Agencies Issue Holiday Shopping Safety Reminders

BERLIN — With Thanksgiving in the books and the holiday shopping season now in full swing, local residents and visitors are flocking to area malls and shopping centers, prompting local law enforcement officials this week to issue a few common sense reminders to ensure they, and their packages, make it home safely.
With the arrival of Black Friday and the Christmas season rapidly approaching, the holiday shopping season is now hitting its stride as thousands will flock to area malls and shopping centers. Joining them, unfortunately, is an in-kind criminal element ready to take advantage of even the smallest opportunity. It happens every year at this time and local law enforcement agencies step up patrols and increase their visibility in heavy traffic shopping areas, but residents should be armed with a good dose of common sense and extra vigilance to deter would-be criminals.
“Criminals are very opportunistic and ready to take advantage of the holiday shopper that is caught in the hustle and bustle and has let their guard down,” said Ocean City Police Public Information Officer Lindsay O’Neal this week. “Fortunately, a few common sense methods can deter criminals and protect shoppers.”

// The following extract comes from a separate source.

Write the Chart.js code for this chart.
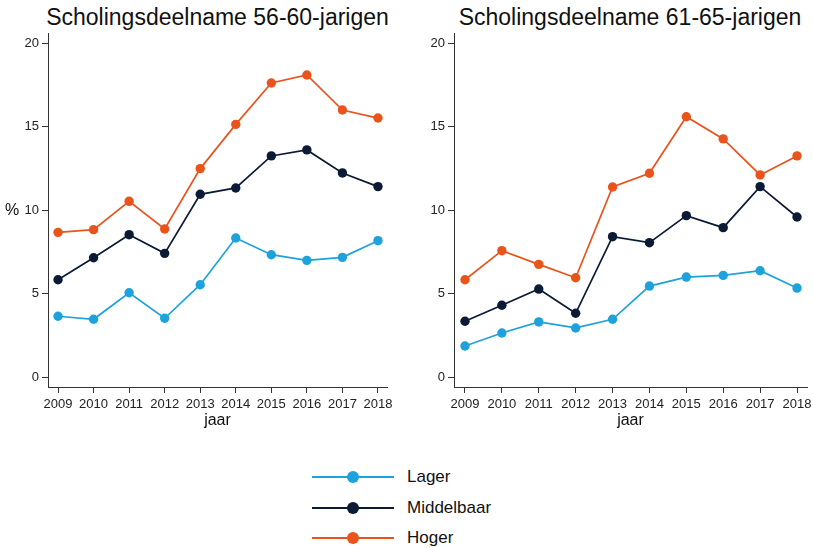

Of course, common sense should be practiced by shoppers at all times of the year, but with the sheer volume of holiday shopping and the associated criminal element ready to prey on it, the sheer volume of incidents spike up during late November and December each year. Holiday shoppers tend to let their guard down and throw the simplest common sense practices out the window during the hustle and bustle of the season.
O’Neal said it’s important for shoppers to be aware of their surroundings and keep a close eye on what is going on around them. Most of the holiday shopping-related crimes are crimes of opportunity. When unaware shoppers let their guard down for even a second, a criminal could be ready to jump at the chance.
Many of the holiday shopping-related crimes take place in dark or dimly lit parking lots away from other shoppers. O’Neal said a few common sense tips can prevent shoppers from becoming victims. For example, try to park in well-lit areas near the entrance whenever possible. Also, it’s just as important to remember safety tips on the way out as it is on the way in.
“We also encourage shoppers to remember where they’ve parked and have the car keys out and ready when leaving the shopping center,” she said. “This way, there is no fiddling in a purse or pockets to find keys and if the shopper is approached by a criminal, they can easily hit the panic button on their key remote.”
Again, parking lot crimes are crimes of opportunity and local law enforcement officials are offering tip on avoiding becoming a victim. When possible, put new purchase in the trunk or try to cover them if they are inside the passenger compartment. Of course, it goes without saying one should always lock their vehicle.
“Before leaving your car, double check that the car doors are locked,” she said. “Many criminals will simply walk around a parking lot trying car doors until they find one that is unlocked.”
O’Neal said women are often victimized by criminals during the holiday shopping season and offered another safety tip.
“While in crowded malls, women are encouraged to use cross-body purses rather than shoulder purses,” she said. “This makes it much more difficult for criminals to quickly snatch a purse off a shoulder and run off.”
While some criminals lurk in shopping malls and parking lots, some who are more sophisticated can victimize shoppers from a computer.
“Use common sense when shopping online,” she said. “Check your bank and credit card statements often to make sure that only those things that you have purchased are on there.”